I find this hard to do if I’m wrapped up in a bad mood or something, because it’s so hard to gain perspective in that state, but at other times I can relax and know that everything indeed has its place.

LeeShand January 16, 2010 at 10:46 am

Another gem, I love this one. So well said.
“This responsibility cannot be left to other people, or to the tides of circumstance. Each person must come to their own personal transformation, so that they can hear that voice in themselves, and not just take someone else’s word for it. Our future depends on it.”
I love that part.

Bernice January 18, 2010 at 12:00 pm

I read this title under your Worst of Raptitude and had to go back and comment that this was what really made me stay attached to your blog. I love and agree with your way of thinking on all of your subjects, especially this one. Thank you so much! This blog should not be anywhere on your “worst” list.

Murali January 21, 2010 at 1:36 am

I stumbled upon your blog a few months back, and just wanted to say “Thank You.” You write and capture so well much of how I want to live my life.

David January 21, 2010 at 1:43 am

Thank you Murali. What a nice compliment to come across :)
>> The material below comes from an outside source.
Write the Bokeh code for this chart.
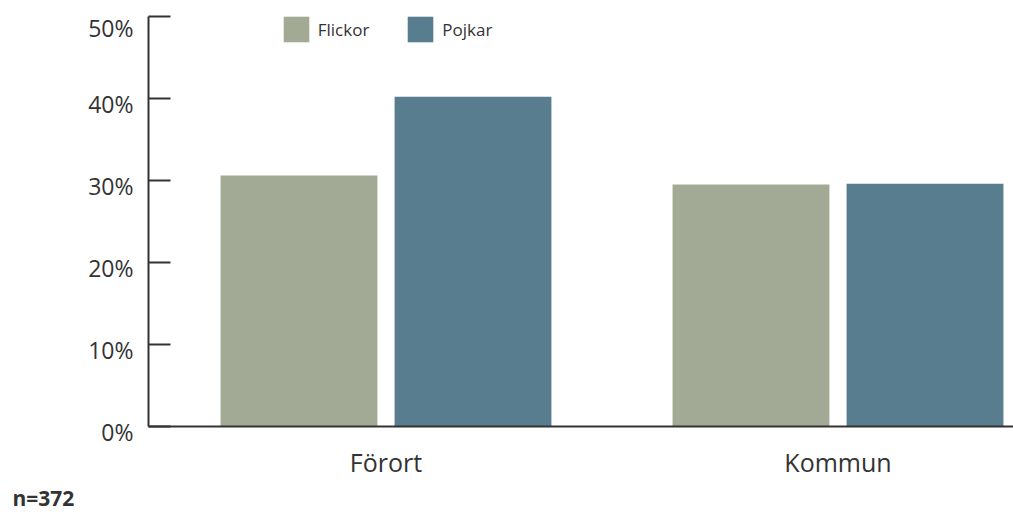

Ric Evoy May 12, 2010 at 1:10 pm

I will Never be the same thinker

sally September 28, 2013 at 6:07 am

I have had a week of less than ideal circumstances. Some of them caused by myself and I have been feeling really bad about my own actions. Normally I am well aware of how my thoughts affect the quality of my days and life; this week under trying circumstances it is much harder than usual. But it will come good.